_Record list_
▬▬▬▬▬▬▬▬▬▬

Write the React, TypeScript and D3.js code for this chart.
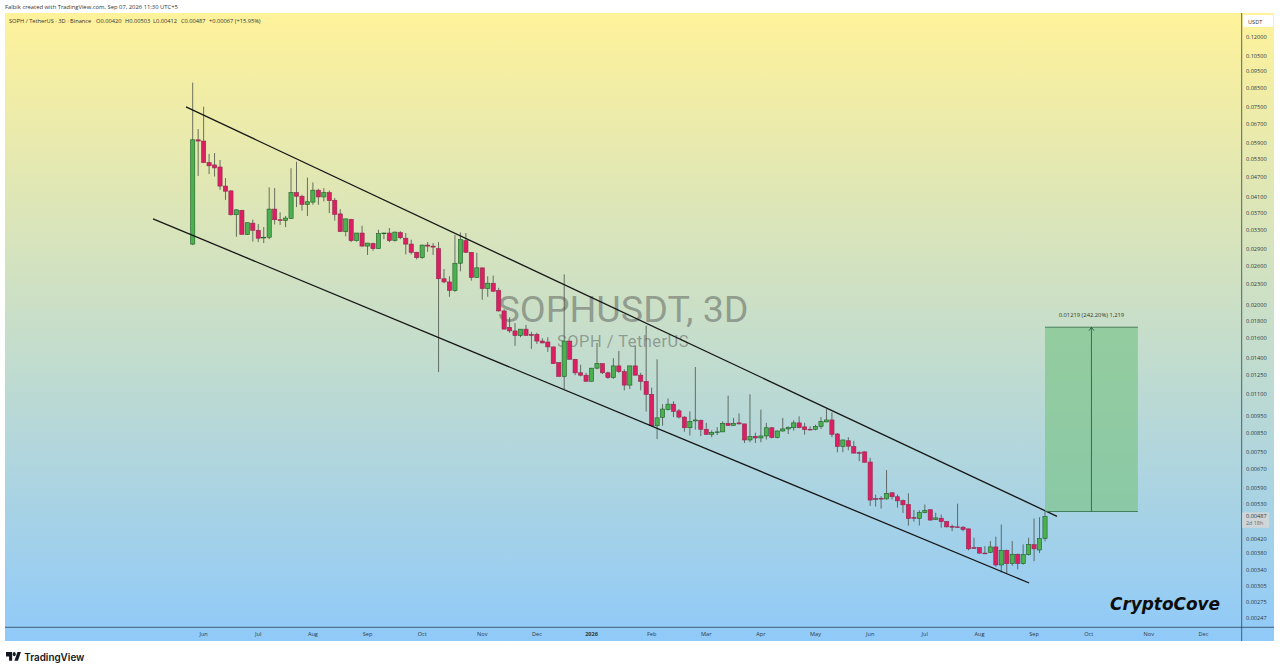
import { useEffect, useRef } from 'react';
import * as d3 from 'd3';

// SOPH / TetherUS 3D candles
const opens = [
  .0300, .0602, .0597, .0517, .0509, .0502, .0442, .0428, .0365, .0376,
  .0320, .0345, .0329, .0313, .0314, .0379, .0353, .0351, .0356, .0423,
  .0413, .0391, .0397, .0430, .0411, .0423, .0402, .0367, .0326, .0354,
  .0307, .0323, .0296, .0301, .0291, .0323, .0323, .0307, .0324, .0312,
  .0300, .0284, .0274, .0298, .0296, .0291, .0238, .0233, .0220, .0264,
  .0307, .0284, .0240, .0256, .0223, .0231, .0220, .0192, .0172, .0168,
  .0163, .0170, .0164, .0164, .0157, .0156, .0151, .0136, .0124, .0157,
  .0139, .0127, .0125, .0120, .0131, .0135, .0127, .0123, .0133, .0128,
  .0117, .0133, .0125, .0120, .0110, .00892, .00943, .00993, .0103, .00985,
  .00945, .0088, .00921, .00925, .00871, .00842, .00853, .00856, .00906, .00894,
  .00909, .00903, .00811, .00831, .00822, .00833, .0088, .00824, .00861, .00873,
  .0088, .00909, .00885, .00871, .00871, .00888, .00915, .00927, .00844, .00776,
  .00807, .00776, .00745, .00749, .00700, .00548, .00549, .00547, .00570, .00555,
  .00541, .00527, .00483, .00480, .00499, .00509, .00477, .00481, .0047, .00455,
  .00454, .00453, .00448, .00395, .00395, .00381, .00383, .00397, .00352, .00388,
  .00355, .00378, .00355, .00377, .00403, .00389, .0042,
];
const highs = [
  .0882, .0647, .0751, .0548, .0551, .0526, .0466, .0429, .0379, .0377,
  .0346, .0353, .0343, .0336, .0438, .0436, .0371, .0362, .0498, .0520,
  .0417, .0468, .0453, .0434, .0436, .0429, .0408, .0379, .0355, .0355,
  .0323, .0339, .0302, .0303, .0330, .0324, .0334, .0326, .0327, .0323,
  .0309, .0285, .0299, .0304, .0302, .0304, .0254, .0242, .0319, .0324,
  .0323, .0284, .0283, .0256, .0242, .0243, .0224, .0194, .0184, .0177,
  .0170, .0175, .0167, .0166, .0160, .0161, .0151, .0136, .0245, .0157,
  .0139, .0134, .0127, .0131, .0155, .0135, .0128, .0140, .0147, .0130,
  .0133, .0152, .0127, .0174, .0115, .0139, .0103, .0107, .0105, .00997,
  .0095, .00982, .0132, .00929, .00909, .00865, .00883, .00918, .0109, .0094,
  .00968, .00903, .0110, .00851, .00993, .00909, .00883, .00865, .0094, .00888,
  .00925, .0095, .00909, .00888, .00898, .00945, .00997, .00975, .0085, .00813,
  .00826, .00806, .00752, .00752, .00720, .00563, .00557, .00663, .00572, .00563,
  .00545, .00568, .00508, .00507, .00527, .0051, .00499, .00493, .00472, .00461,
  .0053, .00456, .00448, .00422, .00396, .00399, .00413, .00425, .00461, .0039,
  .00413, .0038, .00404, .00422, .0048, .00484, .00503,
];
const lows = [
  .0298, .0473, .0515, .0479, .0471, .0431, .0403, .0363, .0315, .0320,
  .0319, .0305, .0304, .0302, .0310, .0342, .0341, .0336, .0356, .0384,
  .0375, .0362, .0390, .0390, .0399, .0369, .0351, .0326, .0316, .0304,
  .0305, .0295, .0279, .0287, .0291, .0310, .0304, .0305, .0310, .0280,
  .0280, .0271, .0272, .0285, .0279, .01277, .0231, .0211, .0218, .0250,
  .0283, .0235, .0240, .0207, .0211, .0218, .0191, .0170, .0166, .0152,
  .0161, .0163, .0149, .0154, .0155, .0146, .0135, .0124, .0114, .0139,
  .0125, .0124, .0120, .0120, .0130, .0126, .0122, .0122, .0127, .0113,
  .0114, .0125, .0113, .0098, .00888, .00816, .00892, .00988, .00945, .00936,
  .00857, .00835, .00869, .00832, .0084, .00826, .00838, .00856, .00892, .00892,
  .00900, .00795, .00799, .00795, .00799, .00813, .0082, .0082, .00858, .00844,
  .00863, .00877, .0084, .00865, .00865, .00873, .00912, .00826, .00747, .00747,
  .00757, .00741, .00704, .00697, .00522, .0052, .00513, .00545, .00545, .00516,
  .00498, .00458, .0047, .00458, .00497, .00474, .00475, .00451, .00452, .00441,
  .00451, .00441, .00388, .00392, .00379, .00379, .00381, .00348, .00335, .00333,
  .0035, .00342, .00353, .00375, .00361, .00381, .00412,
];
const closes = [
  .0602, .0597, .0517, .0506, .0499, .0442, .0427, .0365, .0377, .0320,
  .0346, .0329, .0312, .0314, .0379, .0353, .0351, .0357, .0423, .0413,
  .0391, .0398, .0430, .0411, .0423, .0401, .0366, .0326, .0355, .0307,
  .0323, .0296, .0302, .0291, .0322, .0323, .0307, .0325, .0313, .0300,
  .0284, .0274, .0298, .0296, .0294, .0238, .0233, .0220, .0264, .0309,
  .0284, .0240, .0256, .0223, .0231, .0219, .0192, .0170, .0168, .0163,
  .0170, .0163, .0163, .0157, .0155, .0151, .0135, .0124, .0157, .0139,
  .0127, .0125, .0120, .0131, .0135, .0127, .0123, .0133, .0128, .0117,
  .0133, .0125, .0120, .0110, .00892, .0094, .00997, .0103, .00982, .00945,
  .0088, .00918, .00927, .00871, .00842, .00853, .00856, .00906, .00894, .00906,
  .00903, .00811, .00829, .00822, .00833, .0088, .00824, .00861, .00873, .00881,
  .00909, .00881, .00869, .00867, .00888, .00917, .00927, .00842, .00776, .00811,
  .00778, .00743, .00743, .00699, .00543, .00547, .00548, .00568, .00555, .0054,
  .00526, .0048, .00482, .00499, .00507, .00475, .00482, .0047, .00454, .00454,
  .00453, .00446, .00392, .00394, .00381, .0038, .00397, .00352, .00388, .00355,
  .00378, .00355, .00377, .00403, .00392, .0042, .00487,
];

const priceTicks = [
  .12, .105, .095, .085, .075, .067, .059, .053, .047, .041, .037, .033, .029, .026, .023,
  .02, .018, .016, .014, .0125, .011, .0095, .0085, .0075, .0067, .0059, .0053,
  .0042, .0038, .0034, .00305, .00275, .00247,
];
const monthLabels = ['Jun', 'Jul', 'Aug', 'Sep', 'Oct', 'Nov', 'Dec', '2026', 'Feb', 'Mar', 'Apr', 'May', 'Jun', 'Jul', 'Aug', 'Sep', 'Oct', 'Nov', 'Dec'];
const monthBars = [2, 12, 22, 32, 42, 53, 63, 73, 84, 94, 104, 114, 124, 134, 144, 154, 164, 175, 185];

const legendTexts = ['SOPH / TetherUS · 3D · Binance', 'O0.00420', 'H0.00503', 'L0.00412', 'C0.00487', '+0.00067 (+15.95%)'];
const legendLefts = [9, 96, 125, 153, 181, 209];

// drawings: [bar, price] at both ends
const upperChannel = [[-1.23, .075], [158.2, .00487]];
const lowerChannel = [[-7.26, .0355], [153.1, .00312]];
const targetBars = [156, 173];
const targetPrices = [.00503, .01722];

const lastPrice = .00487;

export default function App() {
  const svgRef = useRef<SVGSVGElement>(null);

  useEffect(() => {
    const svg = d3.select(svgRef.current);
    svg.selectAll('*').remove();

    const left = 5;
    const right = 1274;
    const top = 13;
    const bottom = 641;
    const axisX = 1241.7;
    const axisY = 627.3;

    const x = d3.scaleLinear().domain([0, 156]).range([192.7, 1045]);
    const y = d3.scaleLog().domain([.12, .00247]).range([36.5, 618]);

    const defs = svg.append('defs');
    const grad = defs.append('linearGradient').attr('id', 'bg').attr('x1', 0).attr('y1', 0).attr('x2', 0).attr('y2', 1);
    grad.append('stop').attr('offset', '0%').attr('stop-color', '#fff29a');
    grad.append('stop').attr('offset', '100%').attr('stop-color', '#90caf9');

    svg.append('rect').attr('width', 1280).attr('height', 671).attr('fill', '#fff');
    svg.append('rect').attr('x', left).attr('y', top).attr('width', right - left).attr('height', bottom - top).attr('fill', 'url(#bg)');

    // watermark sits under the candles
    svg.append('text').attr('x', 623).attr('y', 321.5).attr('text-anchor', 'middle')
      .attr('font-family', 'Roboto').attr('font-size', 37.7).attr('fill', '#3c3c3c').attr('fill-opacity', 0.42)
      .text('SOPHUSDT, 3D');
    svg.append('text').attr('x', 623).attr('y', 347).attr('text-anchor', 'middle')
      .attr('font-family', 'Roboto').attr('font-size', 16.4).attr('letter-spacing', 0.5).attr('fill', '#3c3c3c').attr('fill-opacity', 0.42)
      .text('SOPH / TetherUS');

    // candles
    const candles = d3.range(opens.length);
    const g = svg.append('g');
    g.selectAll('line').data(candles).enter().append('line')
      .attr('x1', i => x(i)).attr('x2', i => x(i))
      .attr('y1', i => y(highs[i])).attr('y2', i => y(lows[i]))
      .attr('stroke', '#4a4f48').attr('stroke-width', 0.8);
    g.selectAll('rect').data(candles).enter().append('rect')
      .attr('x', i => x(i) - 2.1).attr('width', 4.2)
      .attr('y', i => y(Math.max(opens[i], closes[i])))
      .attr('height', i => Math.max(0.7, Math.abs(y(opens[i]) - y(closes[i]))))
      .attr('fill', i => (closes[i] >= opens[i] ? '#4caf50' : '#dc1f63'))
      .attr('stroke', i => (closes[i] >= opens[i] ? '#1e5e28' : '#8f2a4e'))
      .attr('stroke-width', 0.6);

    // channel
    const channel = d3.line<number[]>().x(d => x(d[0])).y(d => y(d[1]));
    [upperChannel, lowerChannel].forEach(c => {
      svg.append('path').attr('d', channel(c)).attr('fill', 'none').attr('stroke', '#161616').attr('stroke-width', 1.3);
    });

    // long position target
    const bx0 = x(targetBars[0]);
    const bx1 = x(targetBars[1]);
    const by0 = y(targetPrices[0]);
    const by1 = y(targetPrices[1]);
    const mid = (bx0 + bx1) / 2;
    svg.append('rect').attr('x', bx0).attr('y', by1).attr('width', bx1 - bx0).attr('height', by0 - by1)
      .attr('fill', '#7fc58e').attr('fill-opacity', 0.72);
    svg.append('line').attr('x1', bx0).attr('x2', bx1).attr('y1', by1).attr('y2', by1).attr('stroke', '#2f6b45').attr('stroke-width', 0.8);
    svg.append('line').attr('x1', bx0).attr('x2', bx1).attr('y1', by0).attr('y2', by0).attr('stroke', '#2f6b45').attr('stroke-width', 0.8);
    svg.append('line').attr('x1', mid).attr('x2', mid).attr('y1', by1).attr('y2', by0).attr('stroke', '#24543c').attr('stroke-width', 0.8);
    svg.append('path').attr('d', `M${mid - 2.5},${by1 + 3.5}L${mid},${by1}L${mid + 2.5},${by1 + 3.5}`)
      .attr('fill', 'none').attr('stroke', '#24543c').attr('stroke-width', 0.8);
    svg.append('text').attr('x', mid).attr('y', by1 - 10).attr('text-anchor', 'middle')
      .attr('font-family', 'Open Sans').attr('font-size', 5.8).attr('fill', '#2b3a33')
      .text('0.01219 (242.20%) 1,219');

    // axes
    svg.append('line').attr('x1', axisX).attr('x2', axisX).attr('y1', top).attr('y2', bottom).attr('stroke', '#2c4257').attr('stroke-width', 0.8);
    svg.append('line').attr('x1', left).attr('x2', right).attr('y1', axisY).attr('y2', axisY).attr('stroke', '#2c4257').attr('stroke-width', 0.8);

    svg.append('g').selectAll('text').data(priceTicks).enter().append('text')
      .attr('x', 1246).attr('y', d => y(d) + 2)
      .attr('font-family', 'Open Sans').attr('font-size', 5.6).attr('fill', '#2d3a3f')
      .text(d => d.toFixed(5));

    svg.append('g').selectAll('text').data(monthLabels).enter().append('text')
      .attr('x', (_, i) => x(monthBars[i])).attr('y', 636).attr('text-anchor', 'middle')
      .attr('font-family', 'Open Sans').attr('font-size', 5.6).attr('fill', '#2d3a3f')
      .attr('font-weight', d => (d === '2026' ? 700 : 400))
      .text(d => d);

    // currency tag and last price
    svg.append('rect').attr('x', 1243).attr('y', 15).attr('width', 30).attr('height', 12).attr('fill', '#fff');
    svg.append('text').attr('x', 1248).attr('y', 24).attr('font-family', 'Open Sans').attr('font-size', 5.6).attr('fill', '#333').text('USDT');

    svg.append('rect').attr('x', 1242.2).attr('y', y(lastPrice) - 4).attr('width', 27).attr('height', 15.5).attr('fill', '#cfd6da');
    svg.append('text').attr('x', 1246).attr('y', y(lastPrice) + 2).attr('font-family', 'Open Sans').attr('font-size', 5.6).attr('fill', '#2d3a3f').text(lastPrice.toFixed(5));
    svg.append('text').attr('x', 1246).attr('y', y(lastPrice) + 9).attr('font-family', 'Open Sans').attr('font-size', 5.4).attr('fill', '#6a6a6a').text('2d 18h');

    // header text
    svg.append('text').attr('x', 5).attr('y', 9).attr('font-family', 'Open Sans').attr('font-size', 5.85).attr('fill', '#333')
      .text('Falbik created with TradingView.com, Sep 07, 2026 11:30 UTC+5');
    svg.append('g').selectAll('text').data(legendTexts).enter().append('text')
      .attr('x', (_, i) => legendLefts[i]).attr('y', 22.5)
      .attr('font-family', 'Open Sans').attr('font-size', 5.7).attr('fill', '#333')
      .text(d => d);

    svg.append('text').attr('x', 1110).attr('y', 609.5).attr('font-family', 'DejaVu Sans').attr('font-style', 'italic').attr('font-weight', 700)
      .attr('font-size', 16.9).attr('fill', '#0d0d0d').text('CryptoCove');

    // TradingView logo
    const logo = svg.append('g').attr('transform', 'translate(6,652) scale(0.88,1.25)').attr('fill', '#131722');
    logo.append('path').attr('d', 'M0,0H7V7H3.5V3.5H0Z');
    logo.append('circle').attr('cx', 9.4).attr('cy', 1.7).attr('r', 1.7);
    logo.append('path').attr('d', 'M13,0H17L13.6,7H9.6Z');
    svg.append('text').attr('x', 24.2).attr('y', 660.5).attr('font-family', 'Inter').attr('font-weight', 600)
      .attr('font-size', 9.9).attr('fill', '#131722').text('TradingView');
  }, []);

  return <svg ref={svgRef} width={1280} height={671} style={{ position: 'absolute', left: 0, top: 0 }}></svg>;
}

▬▬▬▬▬▬▬▬▬▬

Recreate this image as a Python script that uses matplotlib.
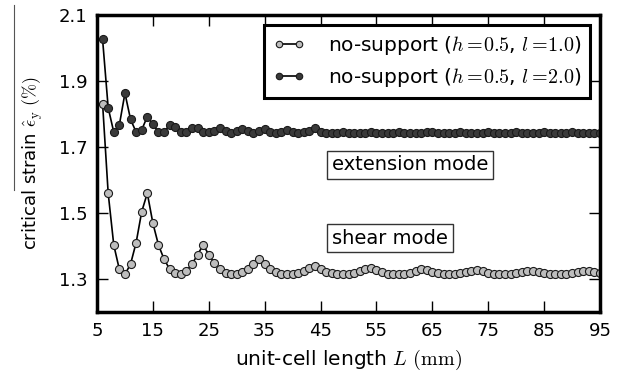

▬▬▬▬▬▬▬▬▬▬

_Task description_
Any pictures should be left out. Reproduce every line from the one holding "Write the React, TypeScript" down to the one holding "import * as d3 from 'd3';", both of those lines included.

_Correct output_
Write the React, TypeScript and D3.js code for this chart.
import { useEffect, useRef } from 'react';
import * as d3 from 'd3';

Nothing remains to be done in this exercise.